DAD’S TWEED COAT // WEARING YOUR MEMORIES

It’s just a tweed jacket that’s old before its time, but I hate to let it go. I’ve been wearing it and wearing it and wearing it, and it feels as good as my skin, and besides, who needs a new tweed jacket when you’ve got one that feels this nice? I usually wear it all during the cooler months, most of the time with jeans and tennis shoes or khaki pants and tennis shoes.
Sometimes I vary my wardrobe and wear something besides a black shirt—my usual apparel. Get the shirts at a priest boutique—one of those little stores selling religious stuff. I like ’em because they don’t have buttons showing and because nobody else (but priests) wears them.
So, you’ll usually find me going to the post office and the drugstore and the office on a workday (everyday) wearing that old baggy tweed coat, the black or gray priest shirt, and those dirty old tennis shoes complete with clean underwear and an old leather belt and jeans or trousers of some kind. The closest I ever come to dressing up is to dredge out my previous-life dark suit, my current-life red bow tie and one of those priest shirts, along with the standard black shoes and socks that once were mired deeply in corporate intrigue, corporate sin.
The tweed jacket belonged to my father. Since he died, I’ve taken him with me via the old jacket to such places as relatives’ homes; Washington, DC; Radford, Virginia; Cuba, Alabama; Lookout Mountain,Tennessee; Atlanta, Georgia; and home every day, to have him comfortably near the family as we go about our funny and furious business of living.

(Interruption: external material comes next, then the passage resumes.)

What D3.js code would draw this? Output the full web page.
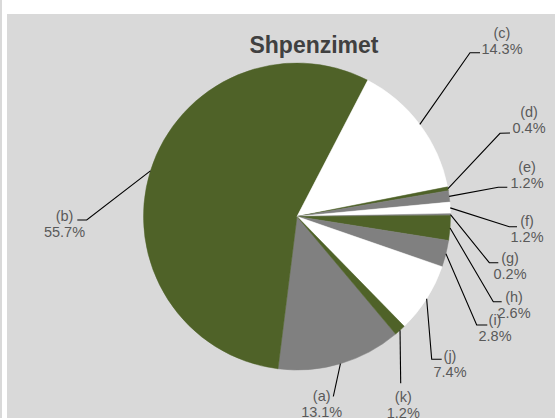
<html><head>
<script src="https://d3js.org/d3.v7.min.js"></script>
<style>
  body { margin: 0; background: #fff; }
  text { font-family: "Liberation Sans", Arial, sans-serif; }
</style>
</head>
<body>
<svg id="pie" width="555" height="418"></svg>
<script>
// data
const categories = ["(a)", "(b)", "(c)", "(d)", "(e)", "(f)", "(g)", "(h)", "(i)", "(j)", "(k)"];
const shares = [13.1, 55.7, 14.3, 0.4, 1.2, 1.2, 0.2, 2.6, 2.8, 7.4, 1.2];
const sliceColors = ["#808080", "#4F6228", "#FFFFFF", "#4F6228", "#808080", "#FFFFFF",
                     "#808080", "#4F6228", "#808080", "#FFFFFF", "#4F6228"];

// where each label sits: text centre, elbow of the leader, end of the leader
const labelLayout = [
  {x: 321.7, y: 396,   elbow: [333.3, 396.5], end: [333.3, 396.5]},
  {x: 64.5,  y: 216,   elbow: [86.7, 220],    end: [77.3, 220]},
  {x: 502,   y: 32.5,  elbow: [470, 52.7],    end: [480, 52.7]},
  {x: 529,   y: 111.7, elbow: [500, 133.3],   end: [510, 133]},
  {x: 527,   y: 166.7, elbow: [498.3, 187.3], end: [507.3, 187.3]},
  {x: 527,   y: 220.7, elbow: [509.3, 226.7], end: [517, 226.7]},
  {x: 510,   y: 258.3, elbow: [489.3, 262.7], end: [498.3, 262.7]},
  {x: 514,   y: 297.3, elbow: [493.3, 301.7], end: [501.7, 301.7]},
  {x: 495,   y: 320,   elbow: [476.7, 325],   end: [487.3, 325]},
  {x: 450,   y: 356,   elbow: [431.7, 359.3], end: [441.7, 359.3]},
  {x: 403.3, y: 396.7, elbow: [400.7, 383.3], end: [400.7, 383.3]}
];

const svg = d3.select("svg#pie");

// background panel
svg.append("rect").attr("x", 0).attr("y", 0).attr("width", 2).attr("height", 418).attr("fill", "#D9D9D9");
svg.append("rect").attr("x", 7).attr("y", 14).attr("width", 548).attr("height", 404).attr("fill", "#D9D9D9");

// title
svg.append("text")
  .attr("x", 314).attr("y", 52.5)
  .attr("text-anchor", "middle")
  .style("font-size", "23px").style("font-weight", "bold")
  .attr("fill", "#404040")
  .text("Shpenzimet");

const cx = 297, cy = 216.5, radius = 153.5;
const start = 140 * Math.PI / 180;

const pie = d3.pie().sort(null).value(d => d)
  .startAngle(start).endAngle(start + 2 * Math.PI);
const arcs = pie(shares);

const arc = d3.arc().innerRadius(0).outerRadius(radius);

const chart = svg.append("g").attr("transform", "translate(" + cx + "," + cy + ")");

chart.selectAll("path.slice")
  .data(arcs)
  .join("path")
  .attr("class", "slice")
  .attr("d", arc)
  .attr("fill", (d, i) => sliceColors[i])
  .attr("stroke", (d, i) => sliceColors[i])
  .attr("stroke-width", 0.5);

// leader lines + labels
arcs.forEach((d, i) => {
  let mid = (d.startAngle + d.endAngle) / 2;
  let sx = cx + radius * Math.sin(mid);
  let sy = cy - radius * Math.cos(mid);
  let L = labelLayout[i];

  svg.append("polyline")
    .attr("points", [[sx, sy], L.elbow, L.end].map(p => p.join(",")).join(" "))
    .attr("fill", "none")
    .attr("stroke", "#000")
    .attr("stroke-width", 1.1);

  let t = svg.append("text")
    .attr("text-anchor", "middle")
    .style("font-size", "14.5px")
    .attr("fill", "#595959");
  t.append("tspan").attr("x", L.x).attr("y", L.y + 5).text(categories[i]);
  t.append("tspan").attr("x", L.x).attr("y", L.y + 21).text(shares[i].toFixed(1) + "%");
});
</script>
</body>
</html>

The old tweed jacket was nice and new looking when I first put it on after the funeral, and I’ll have to retire it to the closet after a time, since Daddy wouldn’t have liked thinking his clothes ever looked shabby in public. The good memories of my father I can wear all the time, anyhow, so I’d best be about the business of weaning myself and remembering the times before I donned this nice old piece of cloth.